Decoupling Complex Multi-Length-Scale Morphology in Non-Fullerene Photovoltaics with Nitrogen K-Edge Resonant Soft X-Ray Scattering

Complex morphology in organic photovoltaics (OPVs) and other functional soft materials often dictates performance output. Such complexity in OPVs originates from the kinetically trapped nonequilibrium state on mesoscale, which determines the device charge generation and transport. Resonant soft x-ray scattering (RSoXS) has been revolutionary on the exploration of OPV morphology in the past decade due to its enhanced chemical and orientation sensitivity.

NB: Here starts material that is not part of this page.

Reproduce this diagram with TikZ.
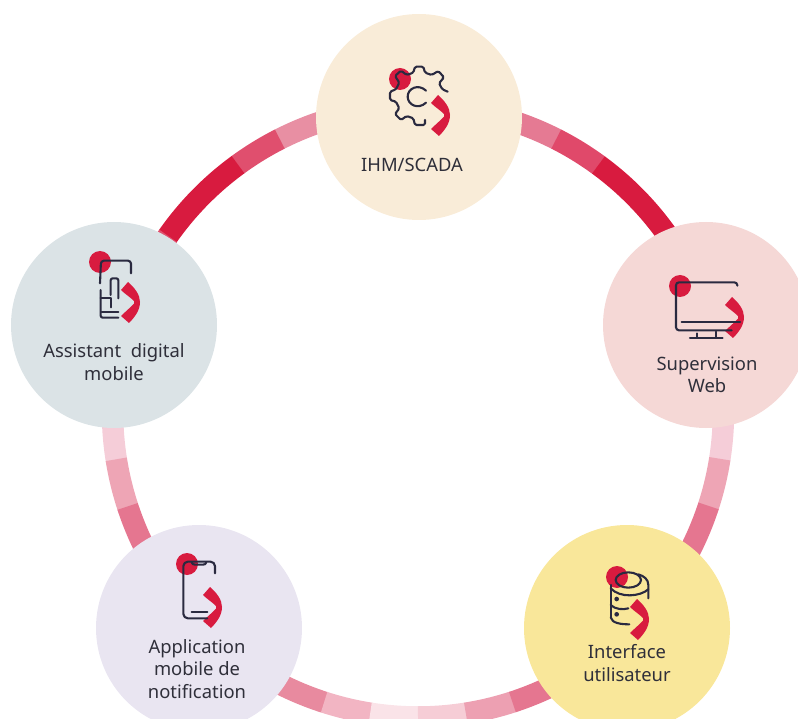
\documentclass[tikz,border=0pt]{standalone}
\usepackage{fontspec}
\setmainfont{Noto Sans}
\definecolor{redm}{HTML}{D81B3F}
\definecolor{inkc}{HTML}{2A2A40}
\definecolor{txtc}{HTML}{2F2F3A}
\definecolor{cTop}{HTML}{F9ECD8}
\definecolor{cRight}{HTML}{F5D8D6}
\definecolor{cYellow}{HTML}{F9E79A}
\definecolor{cLilac}{HTML}{E9E5F1}
\definecolor{cLeft}{HTML}{DBE3E6}
\tikzset{
  disc/.style={circle,minimum size=206pt,inner sep=0pt,draw=none},
  lab/.style={text=txtc,align=center,font=\fontsize{18.4}{22.5}\selectfont,inner sep=0pt},
  ink/.style={draw=inkc,line width=2.1pt,line cap=round,line join=round,fill=none},
  zoomed/.style={x=0.33333pt,y=-0.33333pt},
}
\newcommand{\ringseg}[3]{\definecolor{segc}{HTML}{#3}\draw[line width=21.5pt,draw=segc,line cap=butt,line join=round]
  plot[domain=#1:#2,samples=24,smooth] ({418+305.5*cos(\x)},{411.5-305.5*sin(\x)});}
\newcommand{\redmark}[4]{%
  \fill[redm] (#3,#4) circle (11pt);
  \begin{scope}[shift={(#1,#2)}]
    \fill[redm] (-18,-12) -- (-11,-20) .. controls (-4,-14) and (1,-7) .. (1,0)
      .. controls (1,8) and (-4,15) .. (-10,21) -- (-18,14)
      .. controls (-14,10) and (-9,6) .. (-5,1.5) -- (-5,-1)
      .. controls (-9,-5) and (-14,-8) .. cycle;
  \end{scope}}
\begin{document}
\begin{tikzpicture}[x=1pt,y=-1pt]
\useasboundingbox (0,0) rectangle (798,719);
\clip (0,0) rectangle (798,719);
% ring
\ringseg{63}{95}{E57A93}
\ringseg{53.7}{63.1}{E0496A}
\ringseg{30}{53.8}{D81B3F}
\ringseg{117}{85}{E88FA3}
\ringseg{126.2}{116.9}{E04F6E}
\ringseg{145}{126.1}{D81B3F}
\ringseg{150}{144.9}{E0506E}
\ringseg{-9}{15}{F5CDD8}
\ringseg{-18.1}{-8.9}{EEA5B5}
\ringseg{-35}{-18}{E57690}
\ringseg{165}{189.1}{F5CDD8}
\ringseg{189}{198.2}{EEA5B5}
\ringseg{198.1}{215}{E57690}
\ringseg{235}{252.2}{E88A9F}
\ringseg{252.1}{261.1}{F2B5C3}
\ringseg{261}{270.1}{FAE3E8}
\ringseg{270}{279.1}{F6CDD6}
\ringseg{279}{288.1}{EDA0B2}
\ringseg{288}{305}{E57690}
% discs
\node[disc,fill=cTop]    (top)    at (419,117) {};
\node[disc,fill=cRight]  (right)  at (706,325) {};
\node[disc,fill=cYellow] (yellow) at (627,628) {};
\node[disc,fill=cLilac]  (lilac)  at (199,628) {};
\node[disc,fill=cLeft]   (left)   at (114,325) {};
% red marks
\redmark{449}{115}{400}{79}
\redmark{743}{317}{680}{286}
\redmark{648}{619}{617}{577}
\redmark{221}{607}{187}{564}
\redmark{139}{302}{100}{262}
% gear
\begin{scope}[shift={(310,0)},zoomed]
  \draw[ink,rounded corners=1.5pt] (413,275) -- (397,268) -- (387,250) -- (402,232) -- (385,213) -- (365,225) -- (345,218) -- (340,200) -- (315,200) -- (310,218) -- (290,225) -- (273,212) -- (255,228) -- (268,248) -- (258,268) -- (240,275) -- (240,300) -- (258,305) -- (268,325) -- (255,342) -- (273,360) -- (290,348) -- (310,355) -- (315,375) -- (345,375) -- (345,360);
  \draw[ink] (348,272) .. controls (325,250) and (293,265) .. (293,290) .. controls (293,315) and (325,330) .. (348,308);
\end{scope}
% monitor
\begin{scope}[shift={(600,220)},zoomed]
  \draw[ink,rounded corners=3pt] (412,197) -- (412,187) -- (228,187) -- (228,331) -- (395,331);
  \draw[ink] (245,305) -- (420,305);
  \draw[ink] (290,340) -- (290,353);
  \draw[ink] (347,335) -- (347,353);
  \draw[ink] (270,353) -- (368,353);
\end{scope}
% database
\begin{scope}[shift={(540,530)},zoomed]
  \draw[ink] (265,150) ellipse [x radius=38,y radius=23];
  \draw[ink] (295,133) .. controls (312,138) and (325,148) .. (325,165) -- (325,205);
  \draw[ink] (212,165) -- (212,262);
  \draw[ink] (212,175) .. controls (240,205) and (300,200) .. (325,178);
  \draw[ink] (212,225) .. controls (225,238) and (250,240) .. (265,235);
  \draw[ink] (212,262) .. controls (215,280) and (245,283) .. (268,283);
  \fill[inkc] (230,207) circle (7);
  \fill[inkc] (230,253) circle (7);
\end{scope}
% phone
\begin{scope}[shift={(120,530)},zoomed]
  \draw[ink,rounded corners=4.5pt] (285,130) -- (285,95) -- (190,95) -- (190,265) -- (262,265);
  \draw[ink] (215,97) .. controls (217,103) and (220,104) .. (226,104) -- (248,104) .. controls (254,104) and (257,103) .. (259,97);
  \draw[ink] (215,247) -- (262,247);
\end{scope}
% assistant
\begin{scope}[shift={(20,230)},zoomed]
  \draw[ink,rounded corners=3pt] (240,160) -- (243,92) -- (333,92) -- (333,130);
  \draw[ink,rounded corners=2pt] (272,195) -- (272,145) -- (295,145) -- (295,205);
  \draw[ink,rounded corners=2pt] (242,180) -- (242,263) -- (295,263);
  \draw[ink] (242,205) -- (272,205) -- (272,232);
  \draw[ink] (245,245) -- (295,245);
\end{scope}
% labels
\node[lab] (l1) at (412,165) {IHM/SCADA};
\node[lab] (l2) at (707,375) {Supervision\\Web};
\node[lab] (l3) at (627,663) {Interface\\utilisateur};
\node[lab] (l4) at (197,669) {Application\\mobile de\\notification};
\node[lab] (l5) at (114,362) {Assistant\ \ digital\\mobile};
\end{tikzpicture}
\end{document}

However, for non-fullerene OPVs, RSoXS analysis near the carbon K-edge (CK-RSoXS) has been challenging, due to the chemical similarity of materials used in active layers. An innovative approach is provided by nitrogen K-edge RSoXS (NK-RSoXS), utilizing the spatial and orientational contrasts from the cyano groups in the acceptor materials, which allows for determination of the phase separation. Of particular importance is that NK-RSoXS, for the first time, clearly visualizes the combined feature sizes in PM6:Y6 blends from crystallization and liquid-liquid demixing, determining optoelectronic properties. NK-RSoXS also reveals that PM6:Y6:Y6-BO ternary blends with reduced phase separation size and enhanced material crystallization can lead to current amplification in devices. Nitrogen is common in organic semiconductors and other soft materials, and the strong and directional N 1s-->π* resonances make NK-RSoXS a powerful tool to uncover mesoscale complexity and open opportunities to understand heterogeneous systems.